Print exactly the lines from the first one down to the line that contains "['Rendement_A04', 'Rendement_A07', 'Rendement_A10', '0,0%'];", both included, and skip the pictures.

--- start Data section ---

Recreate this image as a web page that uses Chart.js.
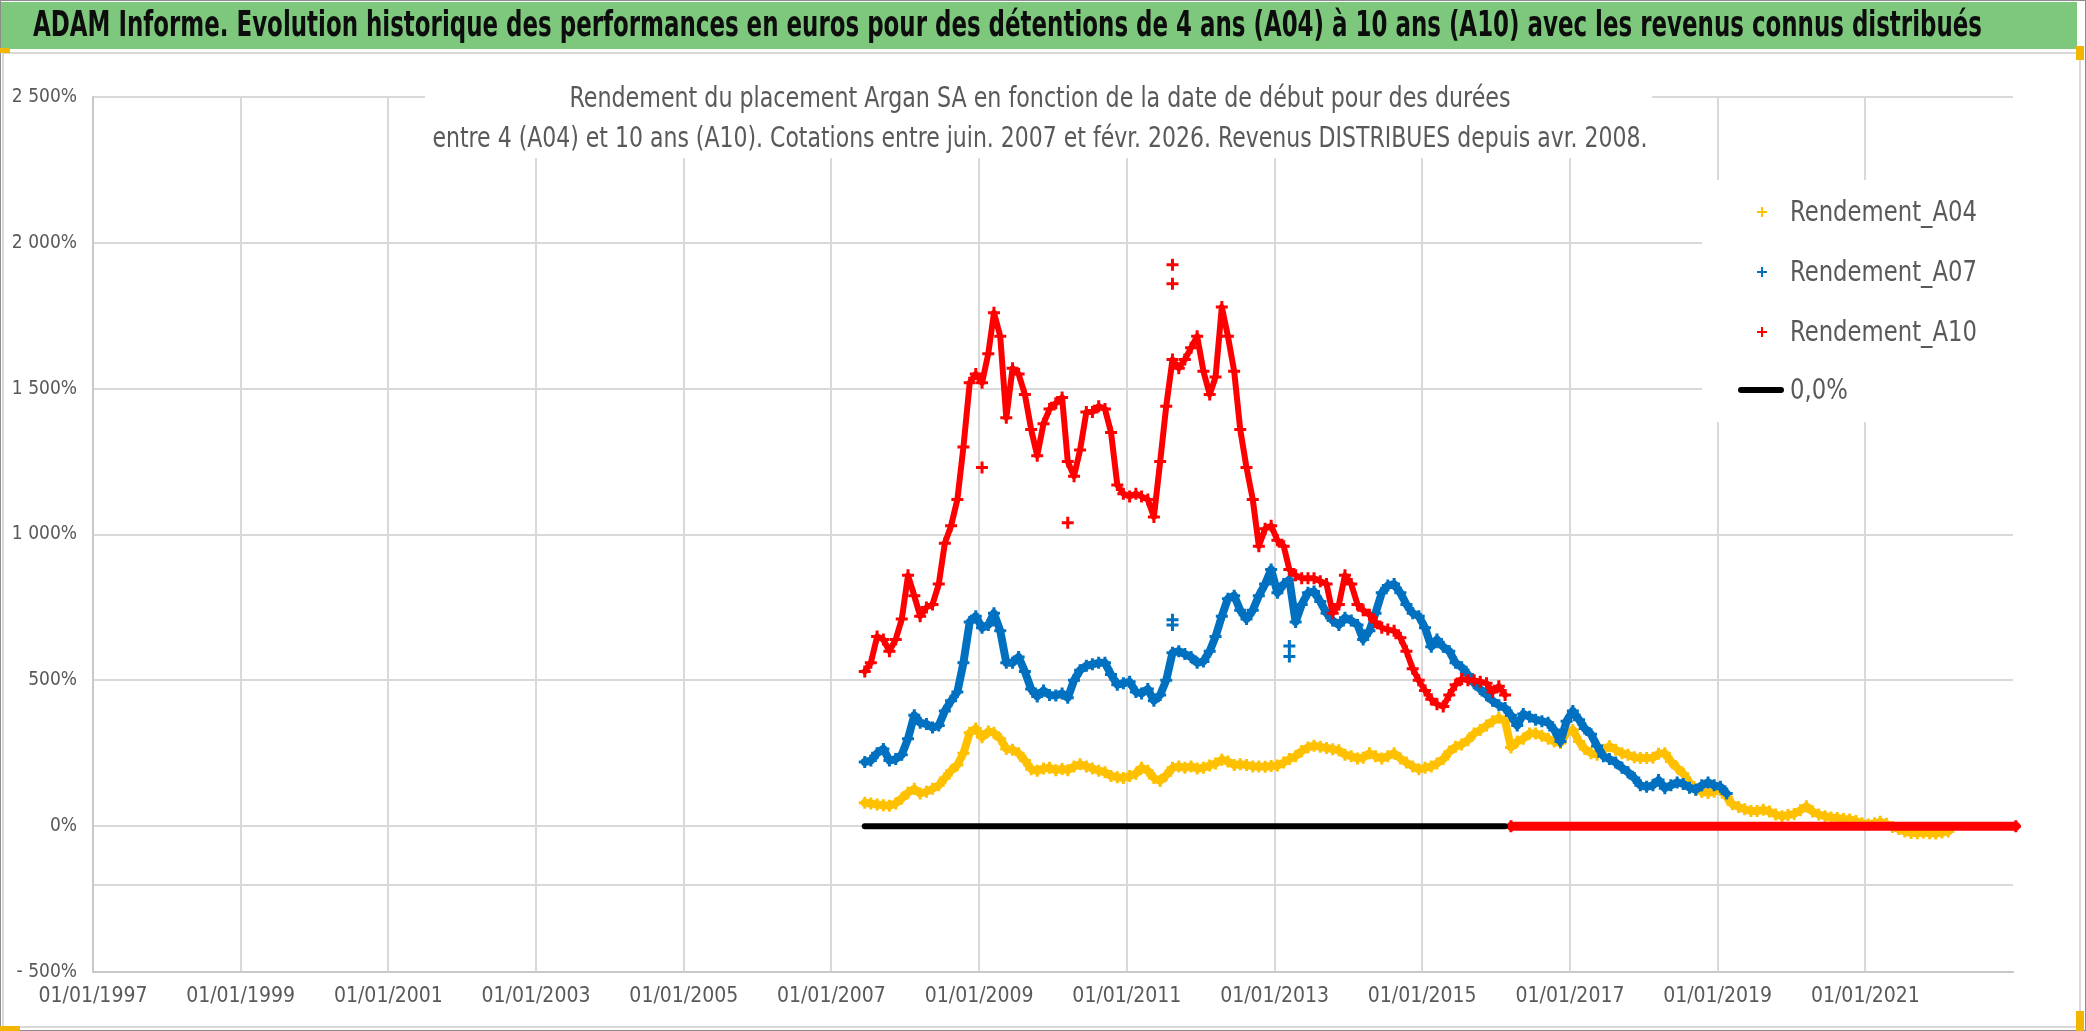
<!DOCTYPE html>
<html lang="fr">
<head>
<meta charset="utf-8">
<title>Argan SA - rendements A04 a A10</title>
<script src="https://cdn.jsdelivr.net/npm/chart.js@4.4.1/dist/chart.umd.min.js"></script>
<style>
  html, body { margin: 0; padding: 0; background: #fff; }
  .chart-box { position: relative; width: 2086px; height: 1031px; }
</style>
</head>
<body>
<div class="chart-box"><canvas id="myChart"></canvas></div>
<script>
/* Texts */
const mainTitle = 'ADAM Informe. Evolution historique des performances en euros pour des détentions de 4 ans (A04) à 10 ans (A10) avec les revenus connus distribués';
const subTitle = [
  'Rendement du placement Argan SA en fonction de la date de début pour des durées',
  'entre 4 (A04) et 10 ans (A10). Cotations entre juin. 2007 et févr. 2026. Revenus DISTRIBUES depuis avr. 2008.'
];
const seriesNames = ['Rendement_A04', 'Rendement_A07', 'Rendement_A10', '0,0%'];

/* Data (monthly, first value = firstMonth), in % */
const firstMonth = '2007-06';
const rendementA04 = [80, 78, 74, 72, 70, 78, 95, 115, 128, 112, 118, 128, 140, 165, 190, 210, 250, 320, 335, 305,
  325, 320, 300, 265, 262, 250, 225, 195, 190, 198, 200, 192, 196, 192, 205, 212, 205, 198, 190, 185,
  172, 168, 165, 172, 180, 200, 190, 165, 155, 175, 200, 205, 200, 205, 198, 200, 208, 215, 228, 222,
  210, 212, 210, 205, 205, 204, 206, 208, 218, 230, 240, 258, 270, 276, 272, 268, 264, 260, 245, 240,
  232, 235, 250, 240, 232, 240, 250, 232, 218, 205, 195, 200, 205, 215, 230, 255, 272, 280, 295, 318,
  330, 345, 360, 372, 360, 270, 290, 300, 318, 318, 310, 300, 290, 285, 320, 330, 290, 265, 250, 245,
  262, 274, 262, 250, 245, 236, 234, 234, 235, 248, 250, 222, 200, 180, 150, 125, 118, 114, 118, 125,
  100, 75, 66, 58, 52, 52, 56, 50, 40, 34, 38, 42, 55, 68, 50, 40, 34, 30, 28, 25,
  23, 18, 10, 6, 10, 15, 8, -3, -10, -18, -23, -24, -22, -24, -25, -22, -18];
const rendementA07 = [220, 225, 250, 265, 225, 230, 245, 300, 380, 355, 350, 338, 345, 395, 430, 460, 560, 700, 720, 680,
  690, 730, 670, 560, 560, 580, 530, 470, 445, 465, 450, 448, 455, 440, 500, 535, 550, 555, 560, 560,
  520, 485, 490, 495, 460, 455, 470, 430, 450, 500, 595, 600, 590, 580, 560, 565, 600, 650, 720, 780,
  790, 740, 710, 740, 790, 830, 880, 800, 830, 845, 700, 760, 800, 805, 770, 730, 705, 690, 715, 705,
  690, 640, 670, 730, 800, 825, 830, 800, 760, 730, 720, 680, 615, 640, 615, 600, 560, 545, 520, 490,
  470, 450, 430, 415, 405, 380, 345, 385, 375, 365, 360, 355, 330, 290, 360, 395, 365, 335, 315, 275,
  240, 230, 218, 200, 185, 165, 140, 135, 140, 158, 130, 140, 150, 145, 132, 125, 140, 150, 140, 135,
  112];
const rendementA10 = [530, 560, 650, 640, 600, 640, 710, 860, 790, 720, 750, 760, 830, 970, 1030, 1120, 1300, 1520, 1550, 1520,
  1620, 1760, 1680, 1400, 1570, 1550, 1480, 1360, 1270, 1380, 1430, 1450, 1470, 1250, 1200, 1290, 1420, 1420, 1440, 1430,
  1350, 1170, 1140, 1130, 1140, 1130, 1120, 1060, 1250, 1440, 1600, 1570, 1600, 1640, 1680, 1560, 1480, 1540, 1780, 1680,
  1560, 1360, 1230, 1120, 960, 1020, 1030, 980, 960, 880, 860, 850, 850, 850, 840, 830, 730, 760, 860, 830,
  760, 740, 725, 700, 680, 674, 670, 646, 600, 540, 500, 465, 435, 418, 410, 450, 485, 505, 500, 500,
  495, 490, 460, 480, 450];

/* isolated points standing out of the clouds */
const a10OutlierMonths = ['2009-01', '2010-03', '2011-08', '2011-08'];
const a10OutlierValues = [1230, 1040, 1925, 1860];
const a07OutlierMonths = ['2011-08', '2011-08', '2013-03', '2013-03'];
const a07OutlierValues = [708, 690, 618, 582];

/* A10 stays at 0 after its last value, the 0,0% line runs until then */
const a10ZeroMonths = ['2016-03', '2023-01'];
const zeroLineMonths = ['2007-06', '2016-02'];

/* Axes */
const xMin = '1997-01-01';
const xMax = '2023-01-01';
const xTickYears = [1997, 1999, 2001, 2003, 2005, 2007, 2009, 2011, 2013, 2015, 2017, 2019, 2021];
const yTickValues = [-500, 0, 500, 1000, 1500, 2000, 2500];
const xAxisCross = -200;

const colors = ['#FFC000', '#0070C0', '#FF0000', '#000000'];
const FONT = "'Liberation Sans Narrow', 'DejaVu Sans Condensed', 'Liberation Sans', Arial, sans-serif";

function monthToTime(str, offset) {
  const parts = str.split('-');
  return Date.UTC(+parts[0], +parts[1] - 1 + (offset || 0), 15);
}

function dayToTime(str) {
  const parts = str.split('-');
  return Date.UTC(+parts[0], +parts[1] - 1, +parts[2]);
}

function toPoints(values) {
  return values.map(function(v, i) {
    return { x: monthToTime(firstMonth, i), y: v };
  });
}

function pairPoints(months, values) {
  return months.map(function(m, i) {
    return { x: monthToTime(m), y: values[i] };
  });
}

function pad(n) {
  return n < 10 ? '0' + n : '' + n;
}

function formatDate(t) {
  const d = new Date(t);
  return pad(d.getUTCDate()) + '/' + pad(d.getUTCMonth() + 1) + '/' + d.getUTCFullYear();
}

function formatPercent(v) {
  const abs = Math.abs(v);
  let s = '' + abs;
  if (abs >= 1000) {
    s = Math.floor(abs / 1000) + ' ' + ('' + (abs % 1000)).padStart(3, '0');
  }
  return (v < 0 ? '- ' : '') + s + '%';
}

// draws text squeezed/stretched to a given width
function fitText(ctx, text, x, y, width, align) {
  const w = ctx.measureText(text).width;
  ctx.save();
  ctx.translate(x, y);
  ctx.scale(width / w, 1);
  ctx.textAlign = align;
  ctx.fillText(text, 0, 0);
  ctx.restore();
}

function drawCross(ctx, x, y, r, color) {
  ctx.strokeStyle = color;
  ctx.lineWidth = 2;
  ctx.beginPath();
  ctx.moveTo(x - r, y);
  ctx.lineTo(x + r, y);
  ctx.moveTo(x, y - r);
  ctx.lineTo(x, y + r);
  ctx.stroke();
}

const decorPlugin = {
  id: 'decor',
  beforeDraw: function(chart) {
    const ctx = chart.ctx;
    const w = chart.width;
    const h = chart.height;
    ctx.save();
    ctx.fillStyle = '#ffffff';
    ctx.fillRect(0, 0, w, h);

    // chart frame
    ctx.strokeStyle = '#d9d9d9';
    ctx.lineWidth = 2;
    ctx.strokeRect(3, 53, w - 9, h - 57);
    ctx.strokeStyle = '#8c8c8c';
    ctx.lineWidth = 1;
    ctx.strokeRect(0.5, 0.5, w - 1, h - 1);

    // green header
    ctx.fillStyle = '#7ec87e';
    ctx.fillRect(1, 2, w - 10, 47);
    ctx.fillStyle = '#0d0d0d';
    ctx.font = 'bold 35px ' + FONT;
    ctx.textBaseline = 'middle';
    fitText(ctx, mainTitle, 33, 27, 1949, 'left');

    // selection handles
    ctx.fillStyle = '#f2b600';
    ctx.fillRect(0, 48, 10, 5);
    ctx.fillRect(w - 10, 46, 8, 14);
    ctx.fillRect(0, h - 5, 20, 5);
    ctx.fillRect(w - 10, h - 20, 8, 20);
    ctx.restore();
  },
  beforeDatasetsDraw: function(chart) {
    const ctx = chart.ctx;
    ctx.save();
    // boxes of subtitle and legend hide the grid
    ctx.fillStyle = '#ffffff';
    ctx.fillRect(425, 80, 1227, 78);
    ctx.fillRect(1702, 180, 311, 242);

    ctx.fillStyle = '#595959';
    ctx.textBaseline = 'middle';
    ctx.font = '28px ' + FONT;
    fitText(ctx, subTitle[0], 1040, 100, 941, 'center');
    fitText(ctx, subTitle[1], 1040, 140, 1215, 'center');

    // legend
    const rowY = [212, 272, 332, 390];
    ctx.font = '29px ' + FONT;
    const sx = 187 / ctx.measureText(seriesNames[0]).width;
    for (let i = 0; i < seriesNames.length; i++) {
      if (i < 3) {
        drawCross(ctx, 1762, rowY[i], 5, colors[i]);
      } else {
        ctx.strokeStyle = colors[3];
        ctx.lineWidth = 6;
        ctx.lineCap = 'round';
        ctx.beginPath();
        ctx.moveTo(1741, rowY[i]);
        ctx.lineTo(1781, rowY[i]);
        ctx.stroke();
      }
      ctx.save();
      ctx.translate(1790, rowY[i] + 1);
      ctx.scale(sx, 1);
      ctx.fillStyle = '#595959';
      ctx.textAlign = 'left';
      ctx.fillText(seriesNames[i], 0, 0);
      ctx.restore();
    }
    ctx.restore();
  }
};

function crossStyle(color, order, width) {
  return {
    showLine: true,
    borderColor: color,
    backgroundColor: color,
    borderWidth: width,
    borderJoinStyle: 'round',
    borderCapStyle: 'round',
    pointStyle: 'cross',
    pointRadius: 6,
    pointHoverRadius: 6,
    pointBorderWidth: 3,
    order: order
  };
}

let a10Points = toPoints(rendementA10);
a10Points.push({ x: monthToTime(a10ZeroMonths[0], -1), y: null });
a10Points = a10Points.concat(a10ZeroMonths.map(function(m) {
  return { x: monthToTime(m), y: 0 };
}));

const datasets = [
  Object.assign({ label: seriesNames[0], data: toPoints(rendementA04) }, crossStyle(colors[0], 5, 8)),
  Object.assign({ label: seriesNames[1], data: toPoints(rendementA07) }, crossStyle(colors[1], 4, 8)),
  Object.assign({ label: seriesNames[2], data: a10Points }, crossStyle(colors[2], 2, 6), {
    clip: { left: 0, top: 0, right: 8, bottom: 0 },
    segment: {
      borderWidth: function(c) {
        return (c.p0.parsed.y === 0 && c.p1.parsed.y === 0) ? 9 : 6;
      }
    }
  }),
  {
    label: seriesNames[3],
    data: zeroLineMonths.map(function(m) { return { x: monthToTime(m), y: 0 }; }),
    showLine: true,
    borderColor: colors[3],
    borderWidth: 6,
    borderCapStyle: 'round',
    pointRadius: 0,
    order: 1
  },
  Object.assign({ label: 'A07 isolés', data: pairPoints(a07OutlierMonths, a07OutlierValues) }, crossStyle(colors[1], 3, 0), { showLine: false }),
  Object.assign({ label: 'A10 isolés', data: pairPoints(a10OutlierMonths, a10OutlierValues) }, crossStyle(colors[2], 2, 0), { showLine: false })
];

const ctx = document.getElementById('myChart').getContext('2d');
// eslint-disable-next-line no-undef
let chart = new Chart(ctx, {
  type: 'scatter',
  data: { datasets: datasets },
  plugins: [decorPlugin],
  options: {
    responsive: true,
    maintainAspectRatio: false,
    devicePixelRatio: 1,
    animation: false,
    events: [],
    layout: {
      padding: { left: 0, top: 97, right: 73, bottom: 0 }
    },
    plugins: {
      legend: { display: false },
      tooltip: { enabled: false }
    },
    scales: {
      x: {
        type: 'linear',
        min: dayToTime(xMin),
        max: dayToTime(xMax),
        afterBuildTicks: function(scale) {
          scale.ticks = xTickYears.map(function(y) { return { value: Date.UTC(y, 0, 1) }; });
        },
        afterFit: function(scale) { scale.height = 59; },
        grid: { color: '#d9d9d9', lineWidth: 2, drawTicks: false },
        border: { display: true, color: '#c8c8c8', width: 2 },
        ticks: {
          padding: 12,
          autoSkip: false,
          maxRotation: 0,
          color: '#595959',
          font: { family: FONT, size: 21 },
          callback: function(v) { return formatDate(v); }
        }
      },
      y: {
        min: -500,
        max: 2500,
        afterBuildTicks: function(scale) {
          scale.ticks = yTickValues.concat([xAxisCross]).sort(function(a, b) { return a - b; })
            .map(function(v) { return { value: v }; });
        },
        afterFit: function(scale) { scale.width = 93; },
        grid: { color: '#d9d9d9', lineWidth: 2, drawTicks: false },
        border: { display: true, color: '#c8c8c8', width: 2 },
        ticks: {
          padding: 16,
          color: '#595959',
          font: { family: FONT, size: 19 },
          callback: function(v) { return v === xAxisCross ? '' : formatPercent(v); }
        }
      }
    }
  }
});
</script>
</body>
</html>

--- end Data section ---

-- Exercise answer --
Recreate this image as a web page that uses Chart.js.
<!DOCTYPE html>
<html lang="fr">
<head>
<meta charset="utf-8">
<title>Argan SA - rendements A04 a A10</title>
<script src="https://cdn.jsdelivr.net/npm/chart.js@4.4.1/dist/chart.umd.min.js"></script>
<style>
  html, body { margin: 0; padding: 0; background: #fff; }
  .chart-box { position: relative; width: 2086px; height: 1031px; }
</style>
</head>
<body>
<div class="chart-box"><canvas id="myChart"></canvas></div>
<script>
/* Texts */
const mainTitle = 'ADAM Informe. Evolution historique des performances en euros pour des détentions de 4 ans (A04) à 10 ans (A10) avec les revenus connus distribués';
const subTitle = [
  'Rendement du placement Argan SA en fonction de la date de début pour des durées',
  'entre 4 (A04) et 10 ans (A10). Cotations entre juin. 2007 et févr. 2026. Revenus DISTRIBUES depuis avr. 2008.'
];
const seriesNames = ['Rendement_A04', 'Rendement_A07', 'Rendement_A10', '0,0%'];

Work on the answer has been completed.